Vietnamese food is fragrant, exciting and healthy. Around the country, you will find a delicious variety on offer, influenced from France, Thailand and even India. The most popular dish is called “pho” and is often referred to as the "soul of the nation". Simply put, it’s a noodle soup dish eaten every day, predominantly for breakfast. It is served in most Vietnamese restaurants and street food vendors. 

Don’t be afraid to try the street food which is often the best food in the country. There are plenty of options including: Nem Ran or Cha Gio (fried spring rolls) Banh Chung (sticky rice cake) Gio Lua (lean pork pie) Banh Cuon (rice flour steamed rolls) Banh My (pate and egg rolls) Mi thit bo/ga (noodles with beef/chicken) 



Vietnam has a diverse climate that varies significantly from region to region:

The North (Hanoi to Sapa)
April to October: temperatures between 30-35°C with occasional bursts of heavy rain.
December to March: temperatures between 10-15°C.
February and March can be damp with drizzle and overcast skies.

The Centre (Hue to Nha Trang)
Nha Trang: sunshine all year round apart from November and December when the area has heavy rain.
Dalat: cooler than the coastal area, particularly from November to March.
Danang and Hue: typhoons from mid October to mid December

The South (Ho Chi Minh City to Phan Thiet)
May to October: hot and wet
November to April: hot and humid

Please note: The weather can be very unpredictable so it may be a good idea to carry an umbrella or raincoat with you. You can purchase these from supermarkets and general stores.

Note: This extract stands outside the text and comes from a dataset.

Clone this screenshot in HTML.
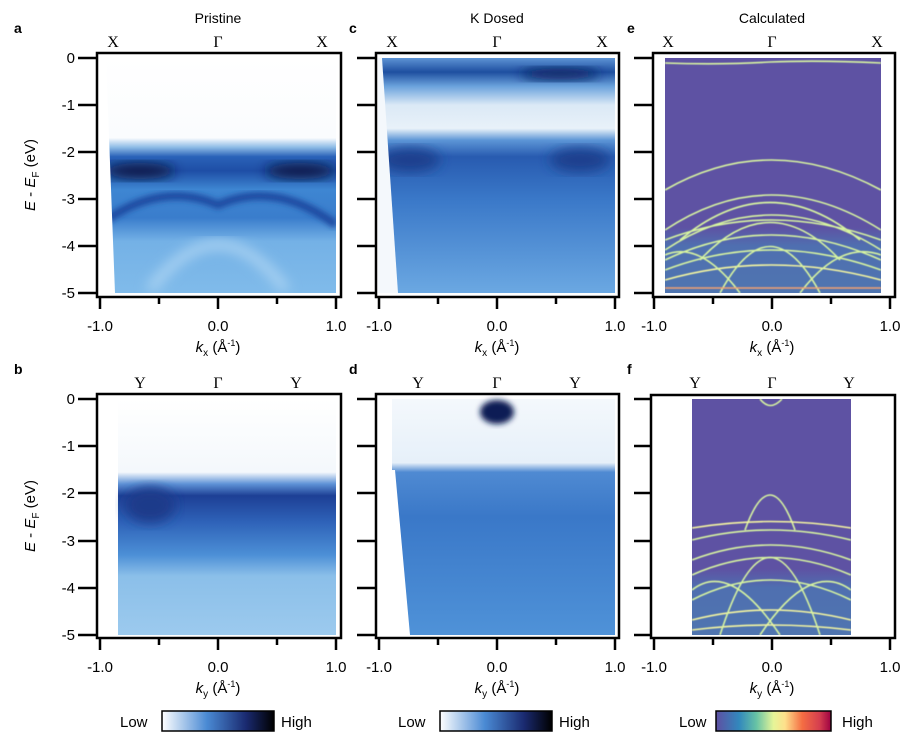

The traffic in Vietnam is busy, but slow. It may look like chaos but don’t be frightened to cross the road. Simply make your way shaking your whole hand at chest height. You’ll soon see other people doing the same. Taxis are a popular way of getting around but make sure you use a reputable company such as Mai Linh, Vinasun taxis. A typical 10-minute journey should cost around 50,000 VND but prices tend to increase at night. Grag car/ bikes are also available in most cities on a smart phone app. If you are in a developed area, a cyclo is a fun form of transport and should cost no more than 100,000 VND per journey. Xe Om (Motorbike taxis): Travel by unlicensed motorbike is not safe and under no circumstances is this sanctioned or recommended by Footsteps Indochina Travel. Please note that this form of transport is not usually covered by insurance. Please check the fine print of your travel insurance policy to be sure of your cover.


The Vietnamese postal service is reliable and there are also courier services widely available. Do not put postcards into letter boxes; give them to your hotel to post or go to a post office. Telephone connections to the rest of the world are widely available, however they aren’t cheap. A Vietnamese SIM card is a less expensive way of calling other countries, however your phone will need to be unlocked in order for it to work. For example, 200,000VND worth of Viettel credit ($10) can last for up to 45 minutes. Internet access is available in all major hotels and you will find WiFi in most cafes in developed areas.


The official currency in Vietnam is the Dong (VND) which is a non-convertible currency. American dollars are widely accepted in larger stores and supermarkets. Visa and MasterCard are accepted in many hotels, restaurants and large stores, especially in the bigger cities. ATMs are widely available throughout the country, and there are a number of international banks in Hanoi and Ho Chi Minh City.


Passports should be valid for six months from the date of entry into Vietnam. We recommend you make a photocopy of your passport and keep it somewhere separate, or scan it and keep it in an accessible email account. Visitors must have a visa before entering Vietnam, and a visa on arrival can only be obtained with a letter of approval. Footsteps Indochina Travel can arrange this for you.